[mythtv-users] possible p2p approach for mythtv information?

Brad Templeton brad+myth at templetons.com
Sat Jul 8 03:23:58 UTC 2006


On Sat, Jul 08, 2006 at 12:16:16PM +1000, Aaron Harwood wrote:
> I wouldn't think it impossible for a P2P design to combine raw  
> information as it
> flows from peer to peer, so as to reduce redundant information (e.g.  
> peers might
> arrange themselves effectively into a mesh and thus only communicate  
> a small
> number of neighbors), or to make use
> of an innovative DHT approach. Of course, it would
> be more difficult to implement this compared to the centralized  
> approach and the
> only real benefit I guess is that nobody particularly has to run a  
> central server
> for everyone else.


The problem is trust.  In this case, there are reasons for people to
try to screw up the system.   TV networks don't want you skipping
ads, they would be well motivated to insert peers that pass you
"distilled" information from thousands of other users that's bogus.
Or positive reviews of their tv shows telling you to watch them.

So then you need a system to be able to identify peers, give them
repuatations, ignore their info if you learn it's bogus, and this all
has to work if they inserted info indirectly via other peers.

And once you discover they are bogus, do you share it?  How do you stop
them from creating a fresh identity with no bad rep and inserting bad
info again?

Again this cries for centralization.   

Sharing bits of video doesn't (and has copyright issues as well.)

> Did we meet at CodeCon earlier this year?
Quite possibly.
> 
> Yeah. Cut lists would not be very big and they would likely compress  
> a lot since
> commercials are reasonably regularly spaced and so forth.
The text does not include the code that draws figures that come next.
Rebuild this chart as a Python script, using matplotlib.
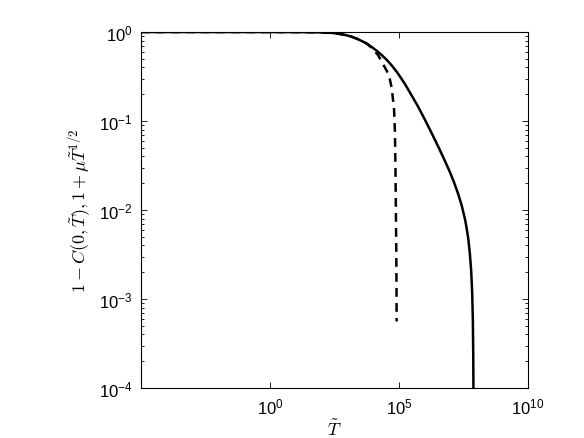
import numpy as np
import matplotlib
matplotlib.use("Agg")
import matplotlib.pyplot as plt
from matplotlib.ticker import FuncFormatter, NullLocator, LogLocator

plt.rcParams['mathtext.fontset'] = 'cm'

# Solid curve: 1 - C(0, T~)  (log10 T, value)
solid_logT = [-5.0, -2.0, 0.0, 1.0, 1.5, 2.0, 2.44, 2.7, 2.98, 3.18, 3.37, 3.56, 3.76, 3.95,
              4.15, 4.34, 4.53, 4.72, 4.92, 5.04, 5.23, 5.43, 5.72, 6.01, 6.30, 6.59, 6.78,
              6.98, 7.14, 7.30, 7.43, 7.56, 7.63, 7.69, 7.75, 7.80, 7.84, 7.865, 7.88, 7.887]
solid_val = [1.0, 1.0, 0.9995, 0.998, 0.995, 0.99, 0.975, 0.952, 0.918, 0.882, 0.841, 0.792,
             0.739, 0.677, 0.612, 0.548, 0.485, 0.421, 0.355, 0.316, 0.261, 0.208, 0.149,
             0.103, 0.0700, 0.0469, 0.0357, 0.0265, 0.0203, 0.0150, 0.0113, 0.0079, 0.0061,
             0.0047, 0.0032, 0.00207, 0.00115, 0.00057, 0.00023, 0.0001]

# Dashed curve: 1 + mu T~^{1/2}
dashed_logT = [-5.0, -2.0, 0.0, 1.0, 1.5, 2.0, 2.44, 2.7, 2.98, 3.18, 3.37, 3.56, 3.76, 3.95,
               4.19, 4.38, 4.53, 4.63, 4.72, 4.81, 4.845, 4.865, 4.88, 4.895, 4.905, 4.91]
dashed_val = [1.0, 1.0, 0.9995, 0.998, 0.995, 0.99, 0.975, 0.952, 0.918, 0.882, 0.841, 0.792,
              0.739, 0.66, 0.552, 0.437, 0.365, 0.31, 0.235, 0.136, 0.075, 0.030, 0.0102,
              0.0040, 0.0014, 0.00056]

xticks = [1e0, 1e5, 1e10]
yticks = [1e-4, 1e-3, 1e-2, 1e-1, 1e0]

fig = plt.figure(figsize=(5.84, 4.39), dpi=100)
ax = fig.add_axes([0.2414, 0.1139, 0.6626, 0.8109])

ax.plot(10 ** np.array(solid_logT), solid_val, color='black', lw=1.8,
        solid_capstyle='butt', solid_joinstyle='round')
ax.plot(10 ** np.array(dashed_logT), dashed_val, color='black', lw=1.8, ls=(0, (3.5, 2.5)),
        dash_joinstyle='round')

ax.set_xscale('log')
ax.set_yscale('log')
ax.set_xlim(1e-5, 1e10)
ax.set_ylim(1e-4, 1e0)
ax.set_xticks(xticks)
ax.set_yticks(yticks)
ax.xaxis.set_minor_locator(NullLocator())
ax.yaxis.set_minor_locator(LogLocator(base=10, subs=np.arange(2, 10), numticks=20))

fmt = FuncFormatter(lambda v, p: r'$\mathregular{10^{%d}}$' % int(round(np.log10(v))))
ax.xaxis.set_major_formatter(fmt)
ax.yaxis.set_major_formatter(fmt)

ax.tick_params(which='both', direction='in', top=True, right=True, width=0.6)
ax.tick_params(which='major', length=4.5, labelsize=12, pad=6)
ax.tick_params(which='minor', length=2.5)
for lab in ax.get_xticklabels() + ax.get_yticklabels():
    lab.set_fontfamily('Liberation Sans')
for s in ax.spines.values():
    s.set_linewidth(0.8)

ax.set_xlabel(r'$\tilde{T}$', fontsize=13, labelpad=2)
ax.set_ylabel(r'$1-C(0,\tilde{T}),1+\mu\tilde{T}^{1/2}$', fontsize=13, labelpad=4)

fig.savefig('out.png', dpi=100)
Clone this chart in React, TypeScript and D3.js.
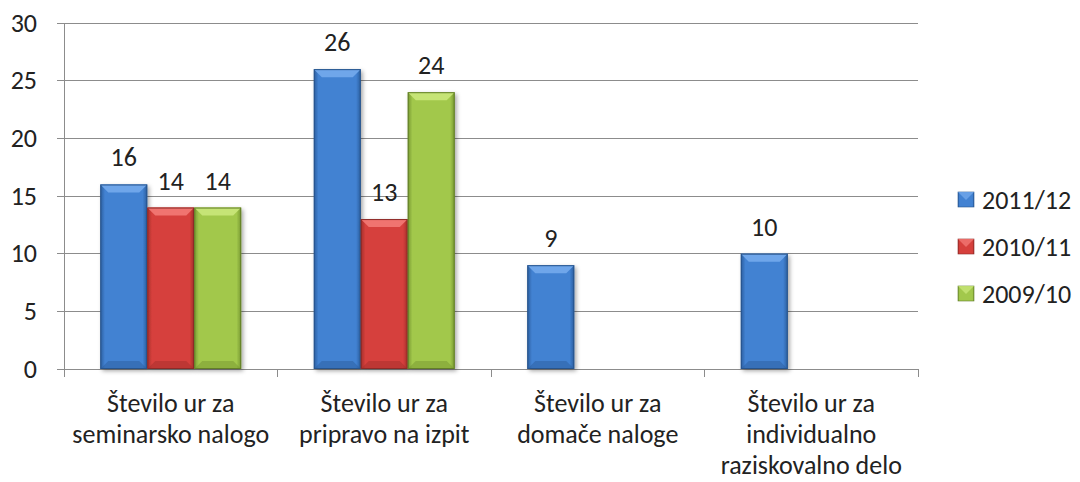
import { useEffect, useRef } from 'react';
import * as d3 from 'd3';

const categories = [
  ['Število ur za', 'seminarsko nalogo'],
  ['Število ur za', 'pripravo na izpit'],
  ['Število ur za', 'domače naloge'],
  ['Število ur za', 'individualno', 'raziskovalno delo'],
];
const seriesNames = ['2011/12', '2010/11', '2009/10'];
const values2011 = [16, 26, 9, 10];
const values2010: (number | null)[] = [14, 13, null, null];
const values2009: (number | null)[] = [14, 24, null, null];
const yTicks = [0, 5, 10, 15, 20, 25, 30];

// base, light, dark per series
const palette = [
  { base: '#4282d2', light: '#6fa6ea', dark: '#2b5d9e', edge: '#27548c' },
  { base: '#d6403c', light: '#f07470', dark: '#a32e2b', edge: '#8c2a27' },
  { base: '#a2c84c', light: '#c6e476', dark: '#779832', edge: '#627e28' },
];

const font = 'Carlito, Calibri, Lato, "Open Sans", sans-serif';

export default function App() {
  const ref = useRef<SVGSVGElement>(null);

  useEffect(() => {
    if (!ref.current) return;
    const W = 1080, H = 482;
    const left = 64, right = 918, top = 23, bottom = 369;

    const svg = d3.select(ref.current);
    svg.selectAll('*').remove();
    svg.attr('width', W).attr('height', H).attr('viewBox', `0 0 ${W} ${H}`);

    const defs = svg.append('defs');
    palette.forEach((p, i) => {
      const g = defs.append('linearGradient').attr('id', `grad${i}`)
        .attr('x1', '0').attr('x2', '1').attr('y1', '0').attr('y2', '0');
      g.append('stop').attr('offset', '0').attr('stop-color', p.dark);
      g.append('stop').attr('offset', '0.1').attr('stop-color', p.base);
      g.append('stop').attr('offset', '0.9').attr('stop-color', p.base);
      g.append('stop').attr('offset', '1').attr('stop-color', p.dark);
    });
    const f = defs.append('filter').attr('id', 'shadow').attr('x', '-20%').attr('y', '-10%')
      .attr('width', '150%').attr('height', '130%');
    f.append('feDropShadow').attr('dx', 2).attr('dy', 2).attr('stdDeviation', 2)
      .attr('flood-color', '#000').attr('flood-opacity', 0.35);

    const y = d3.scaleLinear().domain([0, 30]).range([bottom, top]);
    const x0 = d3.scaleBand<number>().domain(d3.range(categories.length))
      .range([left, right]).paddingInner(0.34).paddingOuter(0.17);
    const x1 = d3.scaleBand<number>().domain(d3.range(seriesNames.length))
      .range([0, x0.bandwidth()]).padding(0);

    // gridlines
    svg.append('g').selectAll('line').data(yTicks.filter(t => t > 0)).enter().append('line')
      .attr('x1', left - 7).attr('x2', right).attr('y1', d => y(d)).attr('y2', d => y(d))
      .attr('stroke', '#8c8c8c').attr('stroke-width', 1).attr('shape-rendering', 'crispEdges');

    // y axis
    svg.append('line').attr('x1', left).attr('x2', left).attr('y1', top).attr('y2', bottom)
      .attr('stroke', '#8c8c8c').attr('shape-rendering', 'crispEdges');
    svg.append('line').attr('x1', left - 7).attr('x2', left).attr('y1', bottom).attr('y2', bottom)
      .attr('stroke', '#8c8c8c').attr('shape-rendering', 'crispEdges');
    svg.append('g').selectAll('text').data(yTicks).enter().append('text')
      .attr('x', 37).attr('y', d => y(d)).attr('dy', '0.33em')
      .attr('text-anchor', 'end').attr('font-family', font).attr('font-size', 26)
      .attr('fill', '#222').text(d => d);

    // x axis
    svg.append('line').attr('x1', left).attr('x2', right).attr('y1', bottom).attr('y2', bottom)
      .attr('stroke', '#8c8c8c').attr('shape-rendering', 'crispEdges');
    const step = x0.step();
    svg.append('g').selectAll('line').data(d3.range(categories.length + 1)).enter().append('line')
      .attr('x1', d => left + d * step).attr('x2', d => left + d * step)
      .attr('y1', bottom).attr('y2', bottom + 8)
      .attr('stroke', '#8c8c8c').attr('shape-rendering', 'crispEdges');

    const catG = svg.append('g');
    categories.forEach((lines, i) => {
      const cx = (x0(i) ?? 0) + x0.bandwidth() / 2;
      const t = catG.append('text').attr('text-anchor', 'middle').attr('font-family', font)
        .attr('font-size', 26).attr('fill', '#222');
      lines.forEach((l, j) => {
        t.append('tspan').attr('x', cx).attr('y', 412 + j * 31).text(l);
      });
    });

    const allSeries = [values2011, values2010, values2009];
    const barsG = svg.append('g');
    allSeries.forEach((vals, s) => {
      const p = palette[s];
      vals.forEach((v, i) => {
        if (v == null) return;
        const bx = (x0(i) ?? 0) + (x1(s) ?? 0);
        const bw = x1.bandwidth();
        const by = y(v);
        const bh = bottom - by;
        const g = barsG.append('g');
        g.append('rect').attr('x', bx).attr('y', by).attr('width', bw).attr('height', bh)
          .attr('fill', `url(#grad${s})`).attr('filter', 'url(#shadow)');
        const b = 8;
        // top bevel
        g.append('path')
          .attr('d', `M${bx},${by} L${bx + bw},${by} L${bx + bw - b},${by + b} L${bx + b},${by + b} Z`)
          .attr('fill', p.light);
        // bottom bevel
        g.append('path')
          .attr('d', `M${bx},${bottom} L${bx + bw},${bottom} L${bx + bw - b},${bottom - b} L${bx + b},${bottom - b} Z`)
          .attr('fill', p.dark).attr('opacity', 0.5);
        g.append('rect').attr('x', bx + 0.5).attr('y', by + 0.5).attr('width', bw - 1).attr('height', bh - 1)
          .attr('fill', 'none').attr('stroke', p.edge).attr('stroke-width', 1);
        barsG.append('text').attr('x', bx + bw / 2).attr('y', by - 18)
          .attr('text-anchor', 'middle').attr('font-family', font).attr('font-size', 26)
          .attr('fill', '#222').text(v);
      });
    });

    // legend
    const legY = [200, 247, 294];
    seriesNames.forEach((name, s) => {
      const p = palette[s];
      const cy = legY[s];
      const lg = svg.append('g');
      lg.append('rect').attr('x', 958).attr('y', cy - 8).attr('width', 16).attr('height', 15)
        .attr('fill', `url(#grad${s})`).attr('stroke', p.edge).attr('stroke-width', 0.6);
      lg.append('path')
        .attr('d', `M958,${cy - 8} L974,${cy - 8} L966,${cy} Z`)
        .attr('fill', p.light).attr('opacity', 0.85);
      lg.append('text').attr('x', 982).attr('y', cy).attr('dy', '0.33em')
        .attr('font-family', font).attr('font-size', 26).attr('fill', '#222').text(name);
    });
  }, []);

  return (
    <div style={{ margin: -8 }}>
      <svg ref={ref} style={{ display: 'block', background: '#fff' }} />
    </div>
  );
}
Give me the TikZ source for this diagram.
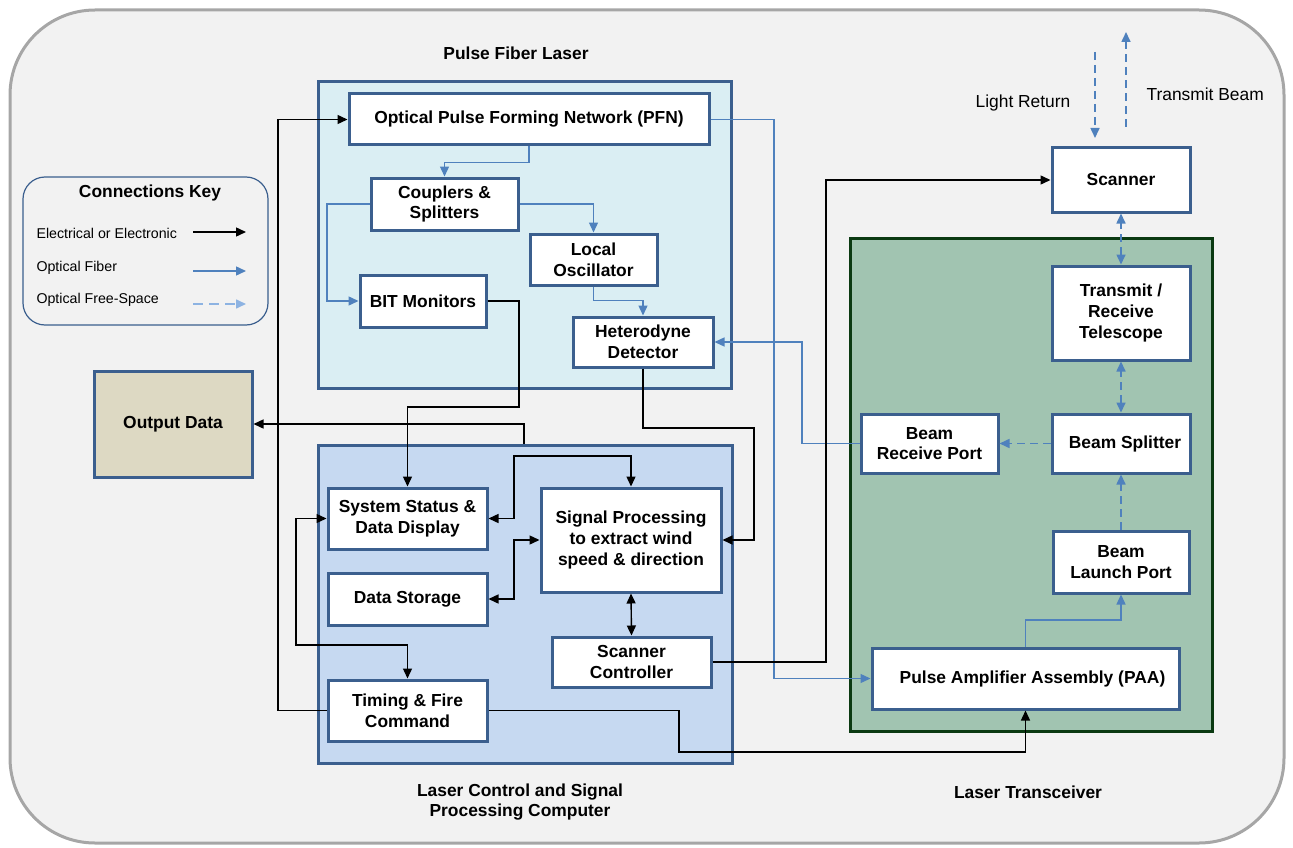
\documentclass[tikz,border=0pt]{standalone}
\usepackage{fontspec}
\setmainfont{Liberation Sans}
\usetikzlibrary{arrows.meta}
\definecolor{bord}{HTML}{3B5F8E}
\definecolor{fiber}{HTML}{4F81BD}
\definecolor{freekey}{HTML}{8DB3E2}
\definecolor{pflfill}{HTML}{DAEEF3}
\definecolor{lcsfill}{HTML}{C6D9F1}
\definecolor{trfill}{HTML}{A1C4B1}
\definecolor{trbord}{HTML}{0B3A12}
\definecolor{outfill}{HTML}{DDD9C3}
\definecolor{bgfill}{HTML}{F2F2F2}
\definecolor{bgbord}{HTML}{A6A6A6}
\begin{document}
\begin{tikzpicture}[x=1pt,y=-1pt,
  box/.style={draw=bord, line width=3pt, fill=white, inner sep=0pt, align=center,
    font=\bfseries\fontsize{17.4}{20.8}\selectfont},
  cont/.style={draw=bord, line width=3pt, inner sep=0pt},
  lbl/.style={align=center, font=\bfseries\fontsize{17.4}{20.8}\selectfont},
  keytxt/.style={anchor=west, font=\fontsize{14.2}{17}\selectfont},
  elec/.style={draw=black, line width=1.4pt},
  fib/.style={draw=fiber, line width=1.4pt},
  fre/.style={draw=fiber, line width=1.6pt, dash pattern=on 8pt off 5pt},
  arr/.style={-{Triangle[length=10pt,width=9pt]}},
  darr/.style={{Triangle[length=10pt,width=9pt]}-{Triangle[length=10pt,width=9pt]}}
]
\useasboundingbox (0,0) rectangle (1293,848);
% background
\draw[fill=bgfill, draw=bgbord, line width=3pt, rounded corners=85pt] (10,10) rectangle (1284,843);

% containers
\node[cont, fill=pflfill, minimum width=413pt, minimum height=306pt] (pfl) at (524.5,235) {};
\node[cont, fill=lcsfill, minimum width=414pt, minimum height=318pt] (lcs) at (525,604) {};
\node[draw=trbord, line width=3pt, inner sep=0pt, fill=trfill, minimum width=362pt, minimum height=493pt] (ltr) at (1031,484.5) {};

% container labels
\node[lbl] (lpfl) at (516,53) {Pulse Fiber Laser};
\node[lbl] (llcs) at (520,802) {Laser Control and Signal\\Processing Computer};
\node[lbl] (lltr) at (1028,792) {Laser Transceiver};

% key
\draw[draw=bord, line width=1.2pt, rounded corners=22pt] (23,177) rectangle (268,325);
\node[lbl] (keyt) at (150,193) {Connections Key};
\node[keytxt] (k1) at (33,233) {Electrical or Electronic};
\node[keytxt] (k2) at (33,268) {Optical Fiber};
\node[keytxt] (k3) at (33,300) {Optical Free-Space};
\coordinate (k1a) at (193,232); \coordinate (k1b) at (246,232);
\coordinate (k2a) at (193,271); \coordinate (k2b) at (246,271);
\coordinate (k3a) at (193,304); \coordinate (k3b) at (246,304);
\draw[elec, arr] (k1a) -- (k1b);
\draw[fib, arr] (k2a) -- (k2b);
\draw[draw=freekey, line width=1.6pt, dash pattern=on 10pt off 6pt, arr] (k3a) -- (k3b);

% nodes
\node[box, minimum width=360pt, minimum height=51pt] (pfn) at (529,119.5) {Optical Pulse Forming Network (PFN)};
\node[box, minimum width=147pt, minimum height=52pt] (coup) at (444.5,204) {Couplers \&\\Splitters};
\node[box, minimum width=127pt, minimum height=51pt] (lo) at (593.5,259.5) {Local\\Oscillator};
\node[box, minimum width=126pt, minimum height=52pt] (bit) at (423,301) {BIT Monitors};
\node[box, minimum width=140pt, minimum height=50pt] (het) at (643,342) {Heterodyne\\Detector};
\node[box, minimum width=159pt, minimum height=61pt] (sys) at (407.5,518.5) {System Status \&\\Data Display};
\node[box, minimum width=159pt, minimum height=52pt] (ds) at (407.5,599) {Data Storage};
\node[box, minimum width=159pt, minimum height=61pt] (tim) at (407.5,710.5) {Timing \& Fire\\Command};
\node[box, minimum width=180pt, minimum height=104pt] (sp) at (631,540) {Signal Processing\\to extract wind\\speed \& direction};
\node[box, minimum width=159pt, minimum height=50pt] (sc) at (631.5,662) {Scanner\\Controller};
\node[box, fill=outfill, minimum width=158pt, minimum height=106pt] (out) at (173,424) {Output Data};
\node[box, minimum width=138pt, minimum height=64pt] (scan) at (1121,180) {Scanner};
\node[box, minimum width=138pt, minimum height=94pt] (tel) at (1121,313) {Transmit /\\Receive\\Telescope};
\node[box, minimum width=138pt, minimum height=59pt] (bs) at (1121,443.5) {\hspace*{8pt}Beam Splitter};
\node[box, minimum width=137pt, minimum height=59pt] (brp) at (929.5,443.5) {Beam\\Receive Port};
\node[box, minimum width=136pt, minimum height=62pt] (blp) at (1121,562) {Beam\\Launch Port};
\node[box, minimum width=307pt, minimum height=61pt] (paa) at (1025.5,678.5) {\hspace*{14pt}Pulse Amplifier Assembly (PAA)};

% free-space labels
\node[font=\fontsize{17.4}{20.8}\selectfont] (lrt) at (1023,103) {Light Return};
\node[font=\fontsize{17.4}{20.8}\selectfont, anchor=west] (tbt) at (1143,94) {Transmit Beam};
\coordinate (lrA) at (1095,52); \coordinate (lrB) at (1095,138);
\coordinate (tbA) at (1126,127); \coordinate (tbB) at (1126,32);

% optical fiber connectors
\draw[fib, arr] (pfn.south) -- ++(0,16) -| (coup.north);
\draw[fib, arr] (coup.west) -- (327,204) |- (bit.west);
\draw[fib, arr] (coup.east) -| (lo.north);
\draw[fib, arr] (lo.south) -- ++(0,14) -| (het.north);
\draw[fib, arr] (brp.west) -- (802,443.5) |- (het.east);
\draw[fib, arr] (pfn.east) -- (774,119.5) |- (paa.west);
\draw[fib, arr] (paa.north) -- (1025.5,620) -| (blp.south);

% free-space connectors
\draw[fre, arr] (blp.north) -- (bs.south);
\draw[fre, arr] (bs.west) -- (brp.east);
\draw[fre, darr] (bs.north) -- (tel.south);
\draw[fre, darr] (tel.north) -- (scan.south);
\draw[fre, arr] (lrA) -- (lrB);
\draw[fre, arr] (tbA) -- (tbB);

% electrical connectors
\draw[elec, arr] (tim.west) -- (278,710.5) |- (pfn.west);
\draw[elec, arr] (bit.east) -| (519,407) -| (sys.north);
\draw[elec, arr] (524,0 |- lcs.north) |- (out.east);
\draw[elec, arr] (het.south) |- (754,428) |- (sp.east);
\draw[elec, darr] (sys.east) -| (514,456) -| (sp.north);
\draw[elec, darr] (ds.east) -| (514,540) -- (sp.west);
\draw[elec, darr] (sp.south) -- (sc.north);
\draw[elec, darr] (sys.west) -| (296,645) -| (tim.north);
\draw[elec, arr] (tim.east) -| (679,752) -| (paa.south);
\draw[elec, arr] (sc.east) -| (826,180) -- (scan.west);
\end{tikzpicture}
\end{document}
By not big, we're talking a few score bytes.   Tiny fractions of
packets.  There are no bandwidth wins here with P2P.

> 
> >Except that running the central server for a particular show would be
> >little higher than the load of being a peer in a true P2P network.
> 
> But still, someone has to run it. What happens when they stop running  
> it?

There's no reason to have only one.  But there's no reason to have a million
either.


Anyway, if you want to try a P2P system, check with Isaac.   He may not be
willing to do it.   He said a central recommendation system would be run by
him only, and he gets to decide what goes in myth core.